━━ SOURCE DATA

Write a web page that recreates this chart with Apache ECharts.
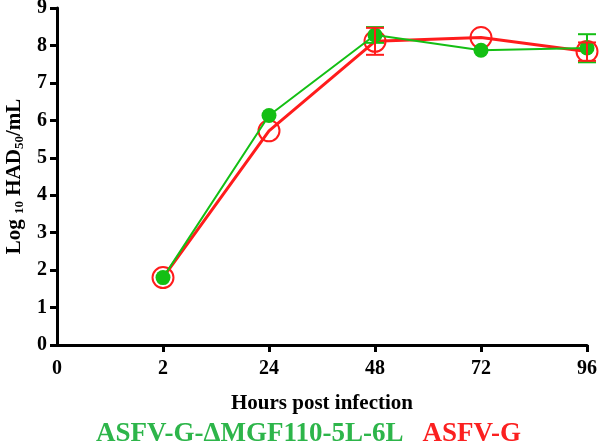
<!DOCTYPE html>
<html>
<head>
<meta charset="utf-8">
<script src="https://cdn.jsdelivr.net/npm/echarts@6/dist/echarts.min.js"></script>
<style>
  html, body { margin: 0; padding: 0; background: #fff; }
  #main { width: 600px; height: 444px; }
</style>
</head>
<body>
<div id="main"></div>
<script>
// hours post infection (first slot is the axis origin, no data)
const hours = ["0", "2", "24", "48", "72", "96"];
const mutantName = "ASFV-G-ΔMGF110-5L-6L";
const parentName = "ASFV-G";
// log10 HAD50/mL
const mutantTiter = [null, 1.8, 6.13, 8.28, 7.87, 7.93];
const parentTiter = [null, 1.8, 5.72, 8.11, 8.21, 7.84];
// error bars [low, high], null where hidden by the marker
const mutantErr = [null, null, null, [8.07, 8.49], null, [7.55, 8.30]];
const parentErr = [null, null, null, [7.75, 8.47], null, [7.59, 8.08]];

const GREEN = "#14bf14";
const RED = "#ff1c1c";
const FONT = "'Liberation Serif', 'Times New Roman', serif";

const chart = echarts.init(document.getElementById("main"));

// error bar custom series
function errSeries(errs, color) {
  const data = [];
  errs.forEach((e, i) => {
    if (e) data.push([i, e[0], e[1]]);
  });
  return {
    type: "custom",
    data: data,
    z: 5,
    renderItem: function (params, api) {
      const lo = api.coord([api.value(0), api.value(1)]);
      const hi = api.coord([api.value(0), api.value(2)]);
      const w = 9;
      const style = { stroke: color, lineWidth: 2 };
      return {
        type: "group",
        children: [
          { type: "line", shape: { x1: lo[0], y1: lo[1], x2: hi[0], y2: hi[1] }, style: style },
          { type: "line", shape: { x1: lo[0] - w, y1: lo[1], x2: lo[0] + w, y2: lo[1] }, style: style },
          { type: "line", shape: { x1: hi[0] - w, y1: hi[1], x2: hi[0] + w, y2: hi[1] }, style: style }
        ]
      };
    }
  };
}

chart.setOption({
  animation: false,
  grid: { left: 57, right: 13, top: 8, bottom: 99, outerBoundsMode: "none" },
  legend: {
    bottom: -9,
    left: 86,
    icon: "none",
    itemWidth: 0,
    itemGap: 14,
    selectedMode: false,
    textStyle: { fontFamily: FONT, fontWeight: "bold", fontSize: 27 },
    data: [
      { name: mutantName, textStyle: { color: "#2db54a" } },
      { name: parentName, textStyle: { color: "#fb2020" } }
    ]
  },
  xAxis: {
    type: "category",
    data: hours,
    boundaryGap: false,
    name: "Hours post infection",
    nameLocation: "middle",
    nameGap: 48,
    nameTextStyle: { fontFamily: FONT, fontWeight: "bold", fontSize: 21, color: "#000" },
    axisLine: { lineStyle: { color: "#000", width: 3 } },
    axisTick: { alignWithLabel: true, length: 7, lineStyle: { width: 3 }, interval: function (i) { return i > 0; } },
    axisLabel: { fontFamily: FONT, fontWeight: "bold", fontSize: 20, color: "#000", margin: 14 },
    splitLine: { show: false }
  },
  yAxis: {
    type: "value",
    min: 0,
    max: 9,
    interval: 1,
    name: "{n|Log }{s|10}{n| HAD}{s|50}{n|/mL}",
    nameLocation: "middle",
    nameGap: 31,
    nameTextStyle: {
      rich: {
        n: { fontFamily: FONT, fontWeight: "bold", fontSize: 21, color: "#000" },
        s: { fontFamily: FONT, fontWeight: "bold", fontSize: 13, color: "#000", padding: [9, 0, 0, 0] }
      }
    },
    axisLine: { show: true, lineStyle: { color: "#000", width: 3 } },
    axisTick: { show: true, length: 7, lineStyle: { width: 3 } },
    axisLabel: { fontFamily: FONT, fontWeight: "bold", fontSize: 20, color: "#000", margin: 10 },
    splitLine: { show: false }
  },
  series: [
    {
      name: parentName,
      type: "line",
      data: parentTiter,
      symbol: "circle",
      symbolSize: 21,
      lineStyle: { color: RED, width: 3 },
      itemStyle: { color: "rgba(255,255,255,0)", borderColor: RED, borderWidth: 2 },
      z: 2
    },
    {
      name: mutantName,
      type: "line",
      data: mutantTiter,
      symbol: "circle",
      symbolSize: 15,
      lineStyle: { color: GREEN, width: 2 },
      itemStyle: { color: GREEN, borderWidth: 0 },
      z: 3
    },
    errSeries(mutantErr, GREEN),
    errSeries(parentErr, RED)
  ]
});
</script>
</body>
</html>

━━━━

### [EXERCISE DIRECTIONS]
Omit the pictures and output all of the other material exactly.

### [THE OUTPUT]
Write a web page that recreates this chart with Apache ECharts.
<!DOCTYPE html>
<html>
<head>
<meta charset="utf-8">
<script src="https://cdn.jsdelivr.net/npm/echarts@6/dist/echarts.min.js"></script>
<style>
  html, body { margin: 0; padding: 0; background: #fff; }
  #main { width: 600px; height: 444px; }
</style>
</head>
<body>
<div id="main"></div>
<script>
// hours post infection (first slot is the axis origin, no data)
const hours = ["0", "2", "24", "48", "72", "96"];
const mutantName = "ASFV-G-ΔMGF110-5L-6L";
const parentName = "ASFV-G";
// log10 HAD50/mL
const mutantTiter = [null, 1.8, 6.13, 8.28, 7.87, 7.93];
const parentTiter = [null, 1.8, 5.72, 8.11, 8.21, 7.84];
// error bars [low, high], null where hidden by the marker
const mutantErr = [null, null, null, [8.07, 8.49], null, [7.55, 8.30]];
const parentErr = [null, null, null, [7.75, 8.47], null, [7.59, 8.08]];

const GREEN = "#14bf14";
const RED = "#ff1c1c";
const FONT = "'Liberation Serif', 'Times New Roman', serif";

const chart = echarts.init(document.getElementById("main"));

// error bar custom series
function errSeries(errs, color) {
  const data = [];
  errs.forEach((e, i) => {
    if (e) data.push([i, e[0], e[1]]);
  });
  return {
    type: "custom",
    data: data,
    z: 5,
    renderItem: function (params, api) {
      const lo = api.coord([api.value(0), api.value(1)]);
      const hi = api.coord([api.value(0), api.value(2)]);
      const w = 9;
      const style = { stroke: color, lineWidth: 2 };
      return {
        type: "group",
        children: [
          { type: "line", shape: { x1: lo[0], y1: lo[1], x2: hi[0], y2: hi[1] }, style: style },
          { type: "line", shape: { x1: lo[0] - w, y1: lo[1], x2: lo[0] + w, y2: lo[1] }, style: style },
          { type: "line", shape: { x1: hi[0] - w, y1: hi[1], x2: hi[0] + w, y2: hi[1] }, style: style }
        ]
      };
    }
  };
}

chart.setOption({
  animation: false,
  grid: { left: 57, right: 13, top: 8, bottom: 99, outerBoundsMode: "none" },
  legend: {
    bottom: -9,
    left: 86,
    icon: "none",
    itemWidth: 0,
    itemGap: 14,
    selectedMode: false,
    textStyle: { fontFamily: FONT, fontWeight: "bold", fontSize: 27 },
    data: [
      { name: mutantName, textStyle: { color: "#2db54a" } },
      { name: parentName, textStyle: { color: "#fb2020" } }
    ]
  },
  xAxis: {
    type: "category",
    data: hours,
    boundaryGap: false,
    name: "Hours post infection",
    nameLocation: "middle",
    nameGap: 48,
    nameTextStyle: { fontFamily: FONT, fontWeight: "bold", fontSize: 21, color: "#000" },
    axisLine: { lineStyle: { color: "#000", width: 3 } },
    axisTick: { alignWithLabel: true, length: 7, lineStyle: { width: 3 }, interval: function (i) { return i > 0; } },
    axisLabel: { fontFamily: FONT, fontWeight: "bold", fontSize: 20, color: "#000", margin: 14 },
    splitLine: { show: false }
  },
  yAxis: {
    type: "value",
    min: 0,
    max: 9,
    interval: 1,
    name: "{n|Log }{s|10}{n| HAD}{s|50}{n|/mL}",
    nameLocation: "middle",
    nameGap: 31,
    nameTextStyle: {
      rich: {
        n: { fontFamily: FONT, fontWeight: "bold", fontSize: 21, color: "#000" },
        s: { fontFamily: FONT, fontWeight: "bold", fontSize: 13, color: "#000", padding: [9, 0, 0, 0] }
      }
    },
    axisLine: { show: true, lineStyle: { color: "#000", width: 3 } },
    axisTick: { show: true, length: 7, lineStyle: { width: 3 } },
    axisLabel: { fontFamily: FONT, fontWeight: "bold", fontSize: 20, color: "#000", margin: 10 },
    splitLine: { show: false }
  },
  series: [
    {
      name: parentName,
      type: "line",
      data: parentTiter,
      symbol: "circle",
      symbolSize: 21,
      lineStyle: { color: RED, width: 3 },
      itemStyle: { color: "rgba(255,255,255,0)", borderColor: RED, borderWidth: 2 },
      z: 2
    },
    {
      name: mutantName,
      type: "line",
      data: mutantTiter,
      symbol: "circle",
      symbolSize: 15,
      lineStyle: { color: GREEN, width: 2 },
      itemStyle: { color: GREEN, borderWidth: 0 },
      z: 3
    },
    errSeries(mutantErr, GREEN),
    errSeries(parentErr, RED)
  ]
});
</script>
</body>
</html>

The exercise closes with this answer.